Purim Celebrates Jews, Others, and the Bonds We Need

Purim, which begins at sundown today, is the consummate Jews-and-others holiday. It has the usual theme of persecution by others, along with the less usual triumph. But if you read the whole Megillah—the Book of Esther–it has much else besides, and can serve as a guide.

A supremely powerful but spacey king of Persia fires his wife in a drunken stupor when she refuses to dance for him and his loopy friends. During a kingdom-wide beauty contest (all contestants spend a year beautifying themselves in the king’s palace, which must have left a lot of young men running around in circles and biting themselves) he chooses a likely babe to replace his ex. Need we wonder much about his criteria?

Anyway, his choice, the lovely Esther, turns out to be Jewish–except she doesn’t inform him of this minor fact. Should we call it a lie or just a humongous omission? Either way, she does it on the advice of her cousin and mentor Mordecai, which gives an almost rabbinical stamp of approval to a, an intermarriage and b, a concealment of Jewish faith and identity.

Meanwhile, Mordecai overhears two of the king’s own eunuchs plotting to kill him–lingering castration resentment?–and informs the king who, after confirming the fact, adds impalement to the eunuchs’ troubles.

Now the book’s real plot unfolds. Mordecai refuses to bow to the prime minister, Haman, a martinet who gets so angry he tells the king to kill the Jews. All of them. The king says, sure, why not? But “the city of Shushan was dumbfounded”–the Jews had friends in the capital.

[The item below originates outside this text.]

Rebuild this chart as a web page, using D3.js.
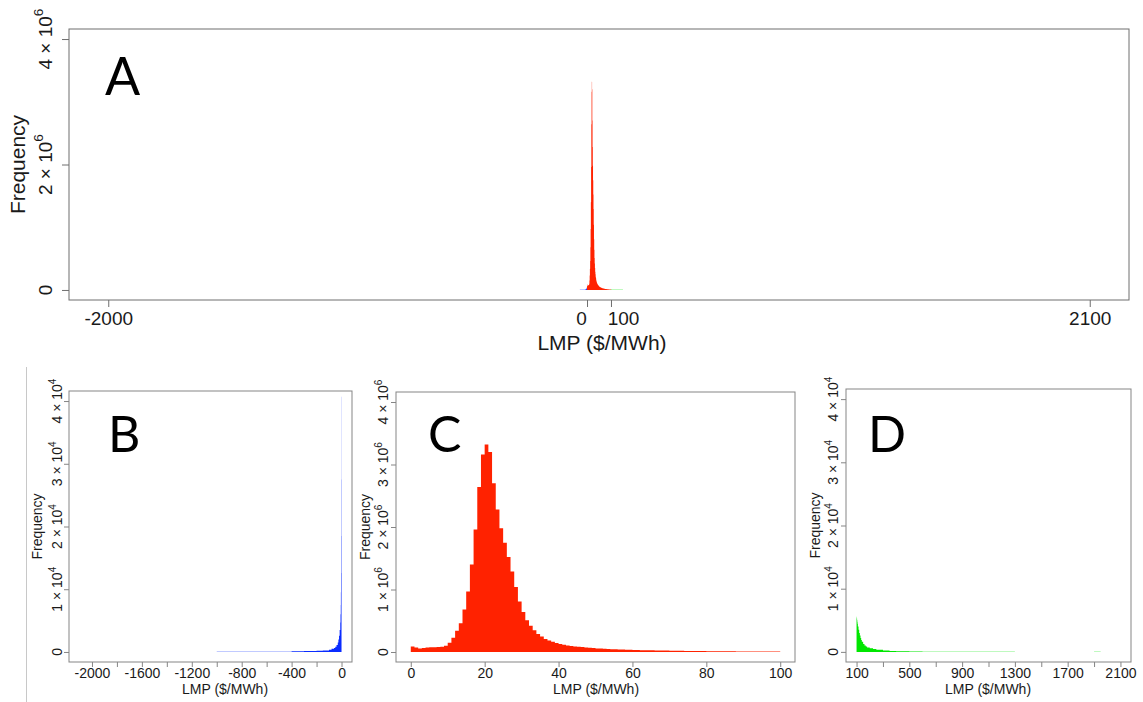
<!DOCTYPE html>
<html>
<head>
<meta charset="utf-8">
<script src="https://cdn.jsdelivr.net/npm/d3@7"></script>
<style>
  body { margin: 0; background: #fff; }
  svg text { font-family: "Liberation Sans", Arial, sans-serif; fill: #1a1a1a; }
  .letter { font-family: Lato, "Open Sans", sans-serif !important; fill: #000 !important; }
</style>
</head>
<body>
<div id="chart"></div>
<script>
const W = 1143, H = 702;

// LMP histogram, 1 $/MWh bins from 0 to 100 (panel C, red)
const posLmpStart = 0;
const posFreq = [
  90000, 74000, 58000, 63000, 72000, 75000, 78000, 80000, 85000, 100000,
  150000, 230000, 340000, 460000, 680000, 970000, 1400000, 1960000, 2640000, 3160000,
  3320000, 3200000, 2700000, 2280000, 1980000, 1750000, 1520000, 1290000, 1040000, 810000,
  640000, 510000, 420000, 350000, 290000, 250000, 210000, 185000, 164000, 143000,
  127000, 116000, 106000, 95000, 90000, 85000, 80000, 74000, 69000, 63000,
  58000, 55000, 52000, 49000, 46000, 44000, 42000, 40000, 38000, 36000,
  34000, 32000, 30000, 29000, 28000, 27000, 26000, 25000, 24000, 23000,
  22000, 21000, 20000, 19000, 18000, 17000, 16500, 16000, 15500, 15000,
  14000, 13500, 13000, 12500, 12000, 11500, 11000, 10500, 10000, 9500,
  9000, 8700, 8400, 8100, 7800, 7500, 7200, 6900, 6600, 6300
];

// negative LMP (panel B, blue): bin edges and per-$/MWh frequency
const negEdges = [-2000, -1900, -1600, -1200, -1000, -800, -600, -400, -300, -200, -150, -100,
  -80, -60, -50, -40, -30, -25, -20, -15, -10, -8, -6, -5, -4, -3, -2, -1, 0];
const negFreq = [8, 0, 4, 6, 15, 25, 50, 100, 140, 200, 250,
  350, 500, 650, 850, 1100, 1500, 2000, 2600, 3500, 4700,
  6000, 7500, 9500, 12600, 18500, 27500, 40700];

// LMP above 100 (panel D, green)
const highEdges = [100, 101, 102, 104, 106, 108, 110, 115, 120, 125, 130, 135, 140, 150, 160, 170,
  180, 200, 225, 250, 300, 350, 400, 500, 600, 800, 1000, 1300, 1900, 1950, 2000];
const highFreq = [5600, 5500, 5300, 5000, 4700, 4400, 4000, 3500, 3000, 2600, 2200, 1900,
  1600, 1250, 1000, 850, 700, 560, 460, 340, 230, 160, 100, 60, 35, 20, 10, 0, 8, 0];

const colRed = '#ff2200', colBlue = '#0a2cff', colGreen = '#00e600';

// step points: each bin's left edge with its height, then the last right edge
function steps(edges, freq) {
  return edges.map((e, i) => ({x: e, f: i < freq.length ? freq[i] : freq[freq.length - 1]}));
}
const redSteps = steps(posFreq.map((f, i) => posLmpStart + i).concat(posLmpStart + posFreq.length), posFreq);
const blueSteps = steps(negEdges, negFreq);
const greenSteps = steps(highEdges, highFreq);

const svg = d3.select('#chart').append('svg')
  .attr('width', W).attr('height', H);

// separator line between the two rows
svg.append('line')
  .attr('x1', 26.5).attr('x2', 26.5).attr('y1', 367).attr('y2', H)
  .attr('stroke', '#c8c8c8');

function sciLabel(text, d, fs) {
  if (d === 0) { text.text('0'); return; }
  const e = Math.floor(Math.log10(d) + 1e-9);
  const m = Math.round(d / Math.pow(10, e));
  text.append('tspan').text(`${m} \u00d7 10`);
  text.append('tspan').attr('dy', -0.45 * fs).attr('font-size', fs * 0.72).text(e);
}

function drawPanel(cfg) {
  const g = svg.append('g');
  if (cfg.clip) {
    svg.append('clipPath').attr('id', 'clip' + cfg.letter)
      .append('rect').attr('x', cfg.clip).attr('y', 0).attr('width', W).attr('height', H);
    g.attr('clip-path', `url(#clip${cfg.letter})`);
  }
  const [x0, x1] = cfg.xlim, dx = (x1 - x0) * 0.04;
  const [y0, y1] = cfg.ylim, dy = (y1 - y0) * 0.04;
  const x = d3.scaleLinear().domain([x0 - dx, x1 + dx]).range([cfg.left, cfg.right]);
  const y = d3.scaleLinear().domain([y0 - dy, y1 + dy]).range([cfg.bottom, cfg.top]);

  // histogram bars, drawn as one stepped area per series
  const area = d3.area()
    .curve(d3.curveStepAfter)
    .x(d => x(d.x))
    .y0(y(0))
    .y1(d => y(d.f));
  cfg.series.forEach(s => {
    g.append('path')
      .datum(s.steps)
      .attr('d', area)
      .attr('fill', s.color);
  });

  // x axis
  const xa = g.append('g')
    .attr('transform', `translate(0,${cfg.bottom})`)
    .call(d3.axisBottom(x).tickValues(cfg.xTicks).tickSize(cfg.tick)
      .tickFormat(d => cfg.xLabels.includes(d) ? d : ''));
  xa.select('.domain').remove();
  xa.selectAll('line').attr('stroke', cfg.stroke);
  xa.selectAll('text')
    .attr('y', cfg.xLabelY - cfg.bottom).attr('dy', null)
    .attr('x', d => (cfg.xLabelShift && cfg.xLabelShift[d]) || 0)
    .attr('font-size', cfg.fs).attr('fill', '#1a1a1a')
    .style('font-family', '"Liberation Sans", Arial, sans-serif');

  // y axis
  const ya = g.append('g')
    .attr('transform', `translate(${cfg.left},0)`)
    .call(d3.axisLeft(y).tickValues(cfg.yTicks).tickSize(cfg.tick).tickFormat(''));
  ya.select('.domain').remove();
  ya.selectAll('line').attr('stroke', cfg.stroke);
  cfg.yTicks.forEach(v => {
    const t = g.append('text')
      .attr('transform', `translate(${cfg.yLabelX},${y(v)}) rotate(-90)`)
      .attr('text-anchor', 'middle')
      .attr('font-size', cfg.fs);
    sciLabel(t, v, cfg.fs);
  });

  // box
  g.append('rect')
    .attr('x', cfg.left).attr('y', cfg.top)
    .attr('width', cfg.right - cfg.left).attr('height', cfg.bottom - cfg.top)
    .attr('fill', 'none').attr('stroke', cfg.stroke);

  // titles
  g.append('text')
    .attr('x', cfg.xTitleX).attr('y', cfg.xTitleY)
    .attr('text-anchor', 'middle').attr('font-size', cfg.titleFs)
    .text('LMP ($/MWh)');
  g.append('text')
    .attr('transform', `translate(${cfg.yTitleX},${(y(y0) + y(y1)) / 2}) rotate(-90)`)
    .attr('text-anchor', 'middle').attr('font-size', cfg.titleFs)
    .text('Frequency');

  g.append('text')
    .attr('class', 'letter')
    .attr('x', cfg.letterX).attr('y', cfg.letterY)
    .attr('font-size', cfg.letterFs)
    .text(cfg.letter);
}

drawPanel({
  letter: 'A', left: 69, right: 1129, top: 29, bottom: 300,
  xlim: [-2000, 2100], ylim: [0, 4e6],
  xTicks: [-2000, 0, 100, 2100], xLabels: [-2000, 0, 100, 2100],
  xLabelShift: {0: -6, 100: 12},
  yTicks: [0, 2e6, 4e6],
  series: [{steps: blueSteps, color: colBlue}, {steps: redSteps, color: colRed}, {steps: greenSteps, color: colGreen}],
  tick: 7, fs: 19, titleFs: 21, stroke: '#6e6e6e',
  xLabelY: 325, xTitleX: 602, xTitleY: 350, yLabelX: 52, yTitleX: 25,
  letterX: 105, letterY: 95, letterFs: 52
});

drawPanel({
  letter: 'B', left: 69, right: 352, top: 391, bottom: 662,
  xlim: [-2100, 0], ylim: [0, 4e4],
  xTicks: [-2000, -1800, -1600, -1400, -1200, -1000, -800, -600, -400, -200, 0],
  xLabels: [-2000, -1600, -1200, -800, -400, 0],
  yTicks: [0, 1e4, 2e4, 3e4, 4e4],
  series: [{steps: blueSteps, color: colBlue}],
  tick: 5, fs: 14, titleFs: 14, stroke: '#858585',
  xLabelY: 678, xTitleX: 225, xTitleY: 694, yLabelX: 62, yTitleX: 42,
  letterX: 108, letterY: 452, letterFs: 50
});

drawPanel({
  letter: 'C', left: 396, right: 795, top: 392, bottom: 662, clip: 359,
  xlim: [0, 100], ylim: [0, 4e6],
  xTicks: [0, 20, 40, 60, 80, 100], xLabels: [0, 20, 40, 60, 80, 100],
  yTicks: [0, 1e6, 2e6, 3e6, 4e6],
  series: [{steps: redSteps, color: colRed}],
  tick: 5, fs: 14, titleFs: 14, stroke: '#858585',
  xLabelY: 678, xTitleX: 596, xTitleY: 694, yLabelX: 388, yTitleX: 370,
  letterX: 428, letterY: 452, letterFs: 50
});

drawPanel({
  letter: 'D', left: 846, right: 1131, top: 389, bottom: 662,
  xlim: [100, 2100], ylim: [0, 4e4],
  xTicks: [100, 300, 500, 700, 900, 1100, 1300, 1500, 1700, 1900, 2100],
  xLabels: [100, 500, 900, 1300, 1700, 2100],
  yTicks: [0, 1e4, 2e4, 3e4, 4e4],
  series: [{steps: greenSteps, color: colGreen}],
  tick: 5, fs: 14, titleFs: 14, stroke: '#858585',
  xLabelY: 678, xTitleX: 988, xTitleY: 694, yLabelX: 838, yTitleX: 820,
  letterX: 868, letterY: 452, letterFs: 50
});
</script>
</body>
</html>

The Jews put on sackcloth and fast for three days—today is the fast of Esther, commemorating that—and Mordecai tells Esther she must visit the king unannounced (a good way to get yourself killed) to beg for her people’s lives. Fortunately the king is still in love with her, and offers her half the kingdom.

She asks him and Haman to a feast, and then another, and eventually begs for her life, fingering Haman as the junior Hitler who wants to kill her and all her people. By this time the king has found out that Mordecai saved his life.

Haman and all his ten sons are impaled on the high stakes he has prepared for Mordecai and the Jews. The king can’t rescind his extermination proclamation but issues a new one: Not only can the Jews “assemble and fight for their lives; if any people or province attacks them, they may destroy, massacre, and exterminate its armed force, together with women and children, and plunder their possessions.”

The Jews kill seventy-five thousand persecutors, but decline the spoil; we aren’t told about the women and kids. But there is no doubt that we are celebrating a very bloody occasion with our stories and costumes and drunkenness, one that involves tremendous triumph over a very grave threat. Yet consider the multiple roles played by others.

Esther marries a Gentile king, hiding her Jewishness; this partly clandestine, probably forbidden love saves the Jews. Mordecai serves the king with complete loyalty, and is richly rewarded. Jews, facing mass murder, have Gentile sympathizers as well as enemies, which can only be because they have made alliances outside the community and done much for the good of all. Only some non-Jews attack, and they are taught a very harsh lesson. Jews defend themselves, but show restraint even as they slaughter their enemies.

The lessons for Jews today? Threats will come, but alliances with outsiders, including the most intimate relationships, can be the key to survival. Jews have earn admiration and protection by doing more for the world than the world does for them. And, with the approval of allies in high places, Jews can defend themselves well and exact a bitter price.

An insular Jewish community with no non-Jewish friends will not survive, nor will one that does not fight to defend itself. God is not mentioned in the Book of Esther; it’s about how the Jews of Persia helped themselves. In today’s dangerous world, we could do worse than follow their lead.